ARC Checker
Check your domain's readiness for Authenticated Received Chain (ARC) — an advanced email authentication protocol for forwarding scenarios.
What is ARC?
ARC (Authenticated Received Chain) is an email authentication system designed to preserve authentication results across mail forwarding hops. When emails are forwarded through mailing lists or forwarding services, SPF and DKIM signatures can break. ARC solves this problem.
When Does ARC Matter?
- Mailing lists — Messages sent to mailing lists are often modified and re-sent, breaking DKIM signatures.
- Email forwarding — Forwarded emails fail SPF because the forwarding server is not authorized in the original domain's SPF record.
- Security gateways — When mail passes through multiple security appliances that modify headers or content.
How ARC Works
Each intermediary in the mail delivery chain adds three ARC headers:
- ARC-Authentication-Results (AAR) — The authentication results as seen by this intermediary.
- ARC-Message-Signature (AMS) — A DKIM-like signature of the message as seen by this intermediary.

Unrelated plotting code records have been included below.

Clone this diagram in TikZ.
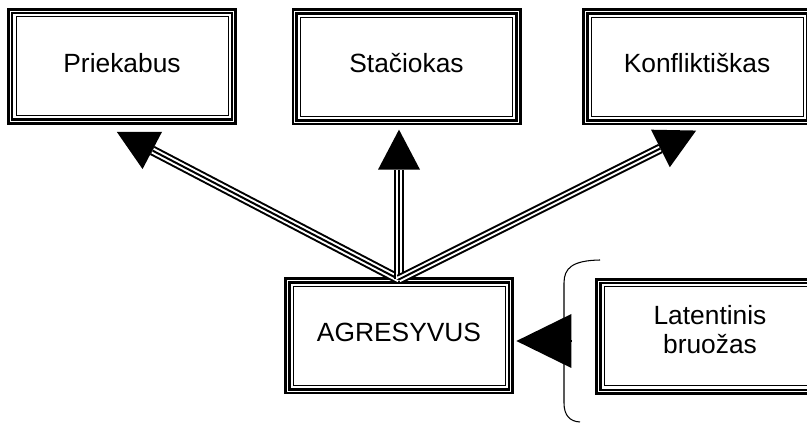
\documentclass[tikz,border=0pt]{standalone}
\usepackage{fontspec}
\setmainfont{Liberation Sans}
\usetikzlibrary{arrows.meta}
\tikzset{
	box/.style={draw, line width=0.055cm, double=white, double distance=0.02cm,
		minimum width=4.47cm, minimum height=2.21cm, inner sep=0pt,
		font=\fontsize{15}{17}\selectfont, text depth=0.16cm,
		path picture={\draw[line width=0.02cm] ([shift={(0.115cm,0.115cm)}]path picture bounding box.south west) rectangle ([shift={(-0.115cm,-0.115cm)}]path picture bounding box.north east);}},
	conn/.style={line width=0.2cm, -{Triangle[length=0.8cm, width=0.84cm, line width=0pt]}, shorten >=#1,
		postaction={draw=white, line width=0.12cm, -, shorten >=#1+0.81cm},
		postaction={draw=black, line width=0.04cm, -, shorten >=#1+0.81cm}}
}
\begin{document}
\begin{tikzpicture}
				\useasboundingbox (0,0) rectangle (16.14,8.46);
				\node[box] (pri) at (2.44,7.13) {Priekabus};
				\node[box] (sta) at (8.13,7.12) {Stačiokas};
				\node[box] (kon) at (13.94,7.12) {Konfliktiškas};
				\node[box] (agr) at (7.98,1.74) {AGRESYVUS};
				\node[box, align=center, text depth=0.28cm] (lat) at (14.2,1.73) {Latentinis\\bruožas};
				\draw[conn=0.38cm] (agr.north) -- ([xshift=-0.44cm]pri.south);
				\draw[conn=0.12cm] (agr.north) -- (agr.north |- sta.south);
				\draw[conn=0.31cm] (agr.north) -- ([xshift=0.26cm]kon.south);
				\draw[line width=0.6pt] (12.0,3.26) .. controls (11.45,3.25) and (11.28,3.1) .. (11.28,2.8) -- (11.28,0.4) .. controls (11.28,0.15) and (11.4,0.03) .. (11.6,0.02);
				\coordinate (br) at (11.42,1.64);
				\draw[line width=0.6pt, -{Triangle[length=1.1cm, width=1.08cm, line width=0pt]}, shorten >=0.085cm] (br) -- (br -| agr.east);
\end{tikzpicture}
\end{document}
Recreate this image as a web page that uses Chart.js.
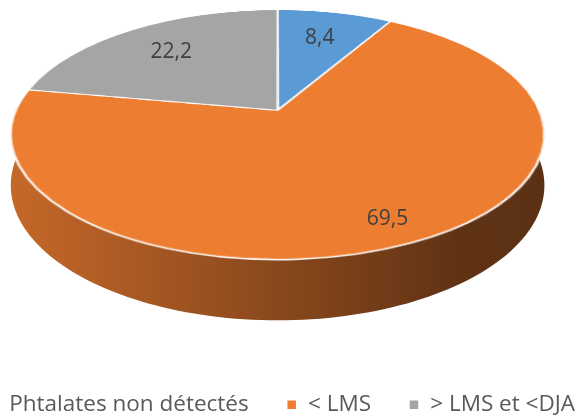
<!DOCTYPE html>
<html>
<head>
<meta charset="utf-8">
<script src="https://cdn.jsdelivr.net/npm/chart.js"></script>
<style>
  html, body { margin: 0; padding: 0; background: #fff; overflow: hidden; }
  #wrap { position: absolute; left: -50px; top: 0; }
</style>
</head>
<body>
<div id="wrap"><canvas id="myChart" width="700" height="426"></canvas></div>
<script>
// data
var categories = ['Phtalates non détectés', '< LMS', '> LMS et <DJA'];
var values = [8.4, 69.5, 22.2];
var sliceColors = ['#5B9BD5', '#ED7D31', '#A5A5A5'];

// where each value label sits, as a fraction of the radius (excel "best fit")
var labelRadius = [0.7, 0.85, 0.7];

// 3d look: perspective of the tilted disc, in units of the flat pie radius
var view = { shift: -0.1266, spread: 1.4785, lift: -0.3812, tilt: 0.7535, persp: -0.195, depth: 0.2762 };

function shade(hex, k) {
  var n = parseInt(hex.slice(1), 16);
  var r = Math.round(((n >> 16) & 255) * k), g = Math.round(((n >> 8) & 255) * k), b = Math.round((n & 255) * k);
  return 'rgb(' + r + ',' + g + ',' + b + ')';
}

// chart.js draws a flat pie, this plugin tilts it and adds the side wall
var pie3d = {
  id: 'pie3d',
  afterDatasetsDraw: function (chart) {
    var arcs = chart.getDatasetMeta(0).data;
    var ca = chart.chartArea;
    var ctx = chart.ctx;
    var cx = arcs[0].x, cy = arcs[0].y, R = arcs[0].outerRadius;

    function project(u, v, drop) {
      var w = 1 + view.persp * v;
      return {
        x: cx + R * (view.shift + view.spread * u / w),
        y: cy + R * (view.lift + view.tilt * v + (drop ? view.depth : 0)) / w
      };
    }

    var flat = document.createElement('canvas');
    flat.width = chart.canvas.width;
    flat.height = chart.canvas.height;
    flat.getContext('2d').drawImage(chart.canvas, 0, 0);

    ctx.save();
    ctx.clearRect(ca.left, ca.top, ca.right - ca.left, ca.bottom - ca.top);

    // side wall, front half only
    var ts = Math.asin(-view.persp);
    var xL = project(-Math.cos(ts), Math.sin(ts)).x, xR = project(Math.cos(ts), Math.sin(ts)).x;
    arcs.forEach(function (arc, i) {
      var a0 = Math.max(arc.startAngle, 0), a1 = Math.min(arc.endAngle, Math.PI);
      if (a1 <= a0) return;
      var steps = 120, k, t, p;
      ctx.beginPath();
      for (k = 0; k <= steps; k++) {
        t = a0 + (a1 - a0) * k / steps;
        p = project(Math.cos(t), Math.sin(t));
        if (k) ctx.lineTo(p.x, p.y); else ctx.moveTo(p.x, p.y);
      }
      for (k = steps; k >= 0; k--) {
        t = a0 + (a1 - a0) * k / steps;
        p = project(Math.cos(t), Math.sin(t), true);
        ctx.lineTo(p.x, p.y);
      }
      ctx.closePath();
      var grad = ctx.createLinearGradient(xL, 0, xR, 0);
      grad.addColorStop(0, shade(sliceColors[i], 0.83));
      grad.addColorStop(0.85, shade(sliceColors[i], 0.40));
      grad.addColorStop(1, shade(sliceColors[i], 0.39));
      ctx.fillStyle = grad;
      ctx.fill();
    });

    // top face: each output row takes one row of the flat pie
    var yTop = project(0, -1).y, yBot = project(0, 1).y;
    var x0 = cx - R - 2, sw = 2 * R + 4;
    for (var y = Math.floor(yTop) - 1; y <= Math.ceil(yBot) + 1; y++) {
      var Y = (y + 0.5 - cy) / R;
      var v = (Y - view.lift) / (view.tilt - view.persp * Y);
      if (v < -1.01 || v > 1.01) continue;
      var f = view.spread / (1 + view.persp * v);
      var sy = Math.min(Math.max(cy + v * R - 0.5, 0), flat.height - 1);
      ctx.drawImage(flat, x0, sy, sw, 1, cx + R * view.shift - (R + 2) * f, y, sw * f, 1);
    }

    // value labels
    ctx.font = '21px "Open Sans"';
    ctx.fillStyle = '#404040';
    ctx.textAlign = 'center';
    ctx.textBaseline = 'middle';
    arcs.forEach(function (arc, i) {
      var mid = (arc.startAngle + arc.endAngle) / 2, r = labelRadius[i];
      var p = project(r * Math.cos(mid), r * Math.sin(mid));
      ctx.fillText(String(values[i]).replace('.', ','), p.x, p.y);
    });
    ctx.restore();
  }
};

var chart = new Chart(document.getElementById('myChart'), {
  type: 'pie',
  data: {
    labels: categories,
    datasets: [{
      data: values,
      backgroundColor: sliceColors,
      borderColor: '#ffffff',
      borderWidth: 1.5
    }]
  },
  options: {
    responsive: false,
    animation: false,
    events: [],
    devicePixelRatio: 1,
    layout: { padding: 0 },
    plugins: {
      legend: {
        position: 'bottom',
        align: 'start',
        labels: {
          boxWidth: 10,
          boxHeight: 10,
          padding: 38,
          color: '#595959',
          font: { family: 'Open Sans', size: 22.5 }
        }
      },
      tooltip: { enabled: false }
    }
  },
  plugins: [pie3d]
});
</script>
</body>
</html>
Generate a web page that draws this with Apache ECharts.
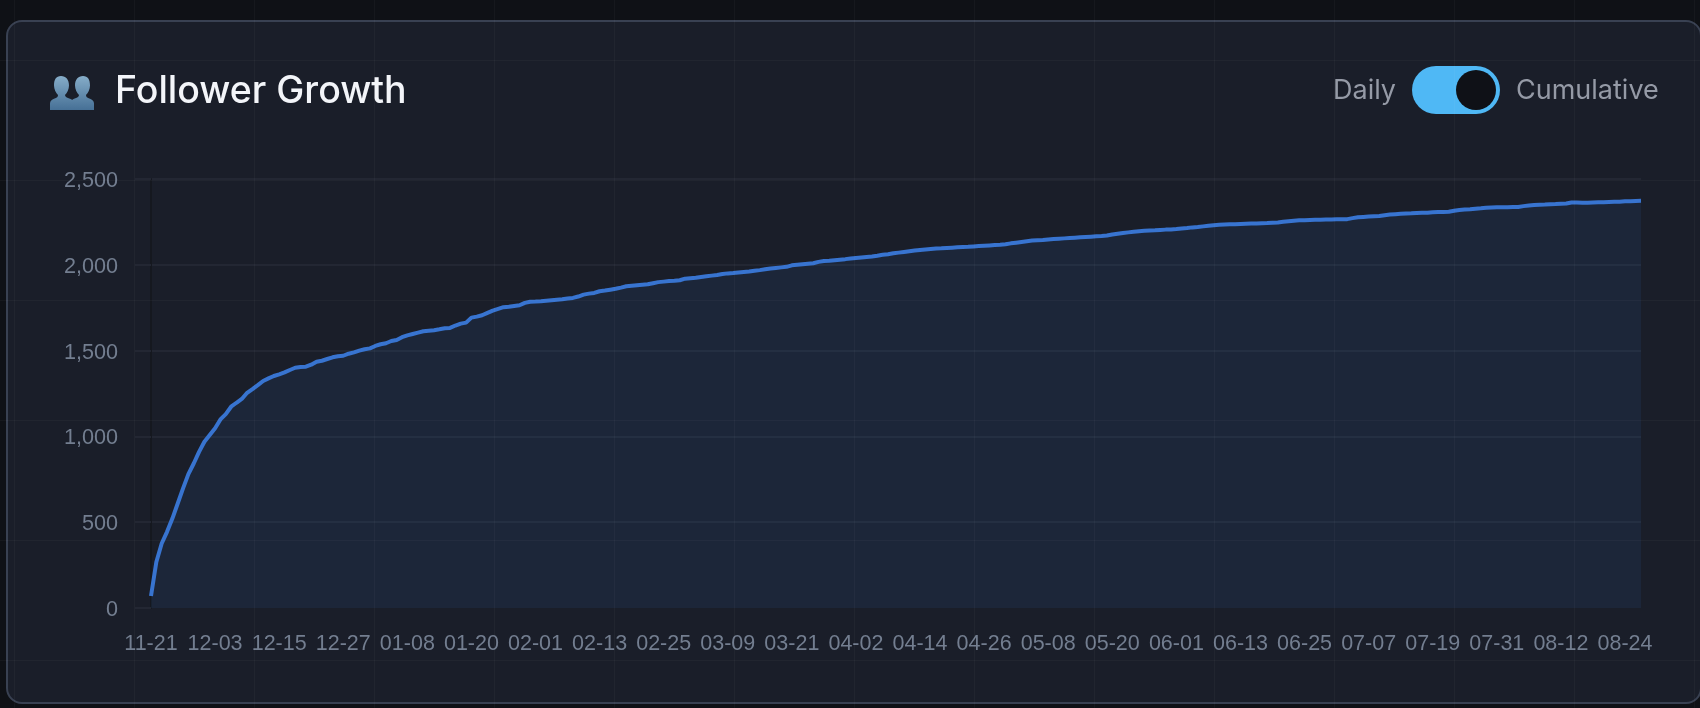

- ARC-Seal (AS) — A signature over the previous ARC headers, creating a chain of custody.
ARC and DMARC
DMARC evaluators can use ARC results to recover from authentication failures caused by legitimate forwarding. If the ARC chain is valid and the intermediaries are trusted, the receiver can accept the message even if SPF and DKIM fail at the final hop.
Who Supports ARC?
Major email providers including Google Workspace, Microsoft 365, Proofpoint, and Mimecast support ARC signing and validation. ARC is typically handled automatically by your email provider — no DNS records are needed from domain owners.